As for the idea of "general machine learning" not being feasible, it's worth noting that the No Free Lunch Theorem [1] applies here.

[1] http://en.wikipedia.org/wiki/No_free_lunch_in_search_and_opt...


I just want to note that article's main point is that generic machine learning fails.

Why?

"The Netflix prize is a good example: the last 10% reduction in RMSE wasn’t due to more powerful generic algorithms, but rather due to some very clever thinking about the structure of the problem; observations like “people who rate a whole slew of movies at one time tend to be rating movies they saw a long time ago” from BellKor."

That's kind of hand-wavy in the sense that you haven't produced the factor which prevents a generic machine learning algorithm from "being very clever" or determining the specific useful observation. Sure, there's an intuition we have about this but that's it.

And that is kind of inevitable - if we could get an exact measure of why current machine learning algorithms fail, we could probably build new one that succeeded.

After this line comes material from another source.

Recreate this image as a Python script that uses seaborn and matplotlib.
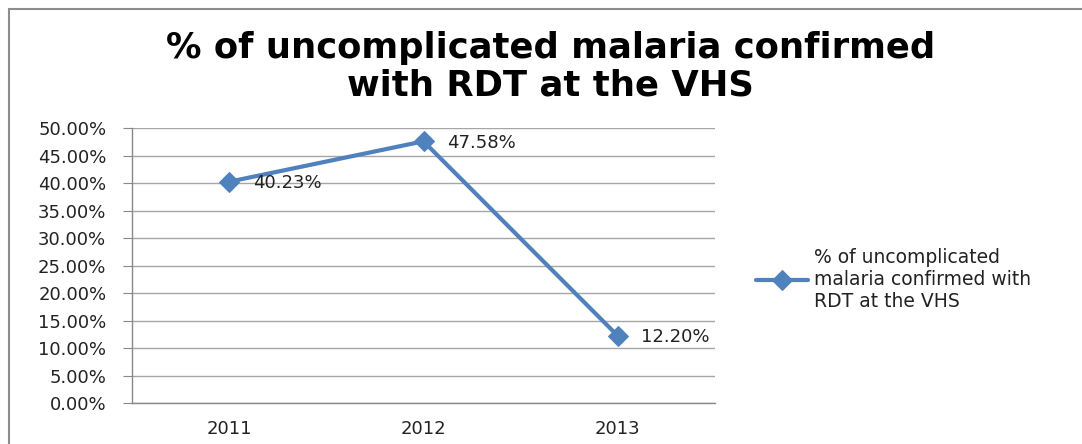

The “people who rate a whole slew of movies at one time tend to be rating movies they saw a long time ago” example is wonderful, actually: it indicates exactly the reason that humans can guide choices of algorithms in a way better than machines can: the data that a human uses to to come up with that hypothesis is quite literally unavailable to the machine. It's completely outside the dataset that's under analysis, and comes from a human's experience dealing with humans, and his assumptions about how they act. Most humans would probably mark that statement as "probably true" without even investigating the data, and that's an extremely valuable prior that a ML algorithm has no access to (unless we explicitly program it in).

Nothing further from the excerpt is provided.